Figure scripts
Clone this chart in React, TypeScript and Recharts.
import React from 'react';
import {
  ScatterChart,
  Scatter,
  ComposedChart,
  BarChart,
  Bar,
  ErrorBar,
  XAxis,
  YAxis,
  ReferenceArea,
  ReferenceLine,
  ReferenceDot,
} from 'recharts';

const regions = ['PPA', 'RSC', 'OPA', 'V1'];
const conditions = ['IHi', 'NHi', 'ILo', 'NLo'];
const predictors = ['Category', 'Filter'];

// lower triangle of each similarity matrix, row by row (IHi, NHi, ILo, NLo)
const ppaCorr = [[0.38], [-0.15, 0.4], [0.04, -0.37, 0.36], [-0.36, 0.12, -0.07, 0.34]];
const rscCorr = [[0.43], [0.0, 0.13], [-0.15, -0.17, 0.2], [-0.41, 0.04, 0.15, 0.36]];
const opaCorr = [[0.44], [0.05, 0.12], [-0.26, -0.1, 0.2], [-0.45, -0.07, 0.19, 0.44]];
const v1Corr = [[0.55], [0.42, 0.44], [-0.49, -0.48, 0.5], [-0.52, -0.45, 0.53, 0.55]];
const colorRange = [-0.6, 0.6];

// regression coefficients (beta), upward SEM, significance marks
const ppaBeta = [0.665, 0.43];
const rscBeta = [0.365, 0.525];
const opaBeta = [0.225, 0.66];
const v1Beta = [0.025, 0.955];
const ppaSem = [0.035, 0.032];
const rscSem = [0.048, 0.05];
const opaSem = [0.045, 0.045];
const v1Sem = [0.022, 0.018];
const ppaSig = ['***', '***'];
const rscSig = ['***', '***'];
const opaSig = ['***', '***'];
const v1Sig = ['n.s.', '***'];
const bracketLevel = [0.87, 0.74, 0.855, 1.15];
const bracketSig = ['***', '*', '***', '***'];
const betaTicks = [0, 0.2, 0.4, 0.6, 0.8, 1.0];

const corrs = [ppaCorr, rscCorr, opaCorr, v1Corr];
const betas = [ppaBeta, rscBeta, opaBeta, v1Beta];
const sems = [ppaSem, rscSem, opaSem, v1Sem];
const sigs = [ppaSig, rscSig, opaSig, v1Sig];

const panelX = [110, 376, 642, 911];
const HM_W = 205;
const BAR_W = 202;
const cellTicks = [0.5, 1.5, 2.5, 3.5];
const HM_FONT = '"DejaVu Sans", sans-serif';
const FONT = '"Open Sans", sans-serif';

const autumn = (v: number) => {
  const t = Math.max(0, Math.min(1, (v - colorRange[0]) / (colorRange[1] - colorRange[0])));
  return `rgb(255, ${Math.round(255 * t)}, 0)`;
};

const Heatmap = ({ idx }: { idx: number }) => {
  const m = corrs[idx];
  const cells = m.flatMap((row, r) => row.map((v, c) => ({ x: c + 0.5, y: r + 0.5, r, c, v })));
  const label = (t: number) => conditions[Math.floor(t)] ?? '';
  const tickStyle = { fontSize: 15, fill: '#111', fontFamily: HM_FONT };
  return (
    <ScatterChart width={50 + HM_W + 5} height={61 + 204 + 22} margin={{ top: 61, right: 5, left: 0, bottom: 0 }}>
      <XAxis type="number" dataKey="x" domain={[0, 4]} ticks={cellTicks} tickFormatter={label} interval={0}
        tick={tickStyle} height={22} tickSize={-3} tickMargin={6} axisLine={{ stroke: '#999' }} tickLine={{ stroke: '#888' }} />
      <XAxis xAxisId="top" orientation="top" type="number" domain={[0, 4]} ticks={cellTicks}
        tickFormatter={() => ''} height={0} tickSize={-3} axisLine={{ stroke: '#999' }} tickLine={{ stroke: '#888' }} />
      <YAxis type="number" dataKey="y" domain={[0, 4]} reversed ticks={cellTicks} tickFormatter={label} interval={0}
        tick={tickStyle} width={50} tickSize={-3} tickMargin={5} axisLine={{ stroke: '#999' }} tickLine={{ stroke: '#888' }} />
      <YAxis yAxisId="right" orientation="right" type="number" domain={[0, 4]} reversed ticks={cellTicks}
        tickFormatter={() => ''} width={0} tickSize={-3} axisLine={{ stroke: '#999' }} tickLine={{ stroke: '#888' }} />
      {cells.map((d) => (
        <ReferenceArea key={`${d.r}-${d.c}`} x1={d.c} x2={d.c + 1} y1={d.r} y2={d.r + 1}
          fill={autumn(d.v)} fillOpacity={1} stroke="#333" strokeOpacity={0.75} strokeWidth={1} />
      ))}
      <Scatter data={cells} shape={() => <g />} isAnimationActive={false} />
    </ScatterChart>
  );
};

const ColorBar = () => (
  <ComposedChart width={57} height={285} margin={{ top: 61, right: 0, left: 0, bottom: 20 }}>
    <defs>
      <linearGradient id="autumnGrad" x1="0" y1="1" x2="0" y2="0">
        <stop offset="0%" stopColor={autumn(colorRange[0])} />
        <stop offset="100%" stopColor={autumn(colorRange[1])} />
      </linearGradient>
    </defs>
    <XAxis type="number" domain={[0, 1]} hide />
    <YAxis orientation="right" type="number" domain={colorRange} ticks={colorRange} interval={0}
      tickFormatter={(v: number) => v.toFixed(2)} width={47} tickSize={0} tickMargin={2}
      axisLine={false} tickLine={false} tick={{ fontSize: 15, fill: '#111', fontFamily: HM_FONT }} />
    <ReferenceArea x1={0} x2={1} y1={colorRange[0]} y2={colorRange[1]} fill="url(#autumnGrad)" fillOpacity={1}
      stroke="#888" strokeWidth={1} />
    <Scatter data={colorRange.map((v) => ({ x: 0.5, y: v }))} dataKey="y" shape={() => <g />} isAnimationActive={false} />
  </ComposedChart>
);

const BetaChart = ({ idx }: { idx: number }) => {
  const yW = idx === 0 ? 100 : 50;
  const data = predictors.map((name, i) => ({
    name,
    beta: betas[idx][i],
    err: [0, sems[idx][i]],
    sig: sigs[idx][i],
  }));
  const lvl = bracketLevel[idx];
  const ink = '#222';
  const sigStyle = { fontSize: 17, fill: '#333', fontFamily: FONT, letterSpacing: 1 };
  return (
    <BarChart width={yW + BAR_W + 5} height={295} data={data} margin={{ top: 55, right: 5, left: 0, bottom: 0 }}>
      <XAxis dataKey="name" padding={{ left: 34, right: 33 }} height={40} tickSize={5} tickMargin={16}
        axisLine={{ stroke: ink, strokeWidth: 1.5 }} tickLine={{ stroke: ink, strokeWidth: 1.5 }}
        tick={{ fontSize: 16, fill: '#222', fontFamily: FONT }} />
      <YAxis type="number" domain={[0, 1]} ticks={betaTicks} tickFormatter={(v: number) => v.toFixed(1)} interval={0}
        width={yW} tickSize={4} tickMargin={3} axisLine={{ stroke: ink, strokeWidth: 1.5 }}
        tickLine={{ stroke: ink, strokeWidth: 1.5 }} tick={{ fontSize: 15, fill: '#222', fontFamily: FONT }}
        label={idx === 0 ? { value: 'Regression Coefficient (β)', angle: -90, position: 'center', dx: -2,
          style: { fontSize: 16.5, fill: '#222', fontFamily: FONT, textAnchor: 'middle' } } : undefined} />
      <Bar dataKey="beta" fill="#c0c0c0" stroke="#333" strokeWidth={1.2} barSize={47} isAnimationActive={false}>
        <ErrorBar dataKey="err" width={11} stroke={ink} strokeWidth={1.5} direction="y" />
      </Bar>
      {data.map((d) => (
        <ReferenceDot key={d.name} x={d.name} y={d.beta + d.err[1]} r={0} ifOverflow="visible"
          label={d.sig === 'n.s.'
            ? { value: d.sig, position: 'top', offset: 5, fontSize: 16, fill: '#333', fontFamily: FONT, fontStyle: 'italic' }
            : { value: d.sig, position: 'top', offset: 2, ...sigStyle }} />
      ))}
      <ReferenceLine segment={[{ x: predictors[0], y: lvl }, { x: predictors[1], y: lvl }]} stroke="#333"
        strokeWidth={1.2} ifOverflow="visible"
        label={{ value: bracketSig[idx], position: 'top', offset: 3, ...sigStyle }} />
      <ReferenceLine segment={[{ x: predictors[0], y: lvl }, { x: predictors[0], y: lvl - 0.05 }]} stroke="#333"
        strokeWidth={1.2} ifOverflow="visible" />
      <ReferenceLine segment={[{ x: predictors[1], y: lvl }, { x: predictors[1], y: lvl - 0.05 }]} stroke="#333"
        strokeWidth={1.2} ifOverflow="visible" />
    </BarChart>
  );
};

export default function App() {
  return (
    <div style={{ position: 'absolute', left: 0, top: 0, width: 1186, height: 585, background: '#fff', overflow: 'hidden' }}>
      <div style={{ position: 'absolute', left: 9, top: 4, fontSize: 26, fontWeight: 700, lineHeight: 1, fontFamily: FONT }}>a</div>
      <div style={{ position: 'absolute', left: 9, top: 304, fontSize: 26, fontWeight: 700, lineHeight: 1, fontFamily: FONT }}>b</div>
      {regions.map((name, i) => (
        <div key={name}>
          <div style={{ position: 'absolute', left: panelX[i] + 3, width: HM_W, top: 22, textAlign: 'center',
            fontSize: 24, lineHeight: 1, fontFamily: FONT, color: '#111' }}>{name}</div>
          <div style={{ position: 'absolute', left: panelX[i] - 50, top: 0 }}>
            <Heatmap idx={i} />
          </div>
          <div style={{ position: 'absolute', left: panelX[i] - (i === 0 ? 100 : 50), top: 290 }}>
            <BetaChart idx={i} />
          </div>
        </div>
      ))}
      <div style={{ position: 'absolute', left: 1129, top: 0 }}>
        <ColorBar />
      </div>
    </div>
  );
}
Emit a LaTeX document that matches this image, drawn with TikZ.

_DIRECTIONS_
Write out, exactly and with nothing else, the lines of the listing above from its first line through the line with "const colorRange = [-0.6, 0.6];".

_RESPONSE_
Clone this chart in React, TypeScript and Recharts.
import React from 'react';
import {
  ScatterChart,
  Scatter,
  ComposedChart,
  BarChart,
  Bar,
  ErrorBar,
  XAxis,
  YAxis,
  ReferenceArea,
  ReferenceLine,
  ReferenceDot,
} from 'recharts';

const regions = ['PPA', 'RSC', 'OPA', 'V1'];
const conditions = ['IHi', 'NHi', 'ILo', 'NLo'];
const predictors = ['Category', 'Filter'];

// lower triangle of each similarity matrix, row by row (IHi, NHi, ILo, NLo)
const ppaCorr = [[0.38], [-0.15, 0.4], [0.04, -0.37, 0.36], [-0.36, 0.12, -0.07, 0.34]];
const rscCorr = [[0.43], [0.0, 0.13], [-0.15, -0.17, 0.2], [-0.41, 0.04, 0.15, 0.36]];
const opaCorr = [[0.44], [0.05, 0.12], [-0.26, -0.1, 0.2], [-0.45, -0.07, 0.19, 0.44]];
const v1Corr = [[0.55], [0.42, 0.44], [-0.49, -0.48, 0.5], [-0.52, -0.45, 0.53, 0.55]];
const colorRange = [-0.6, 0.6];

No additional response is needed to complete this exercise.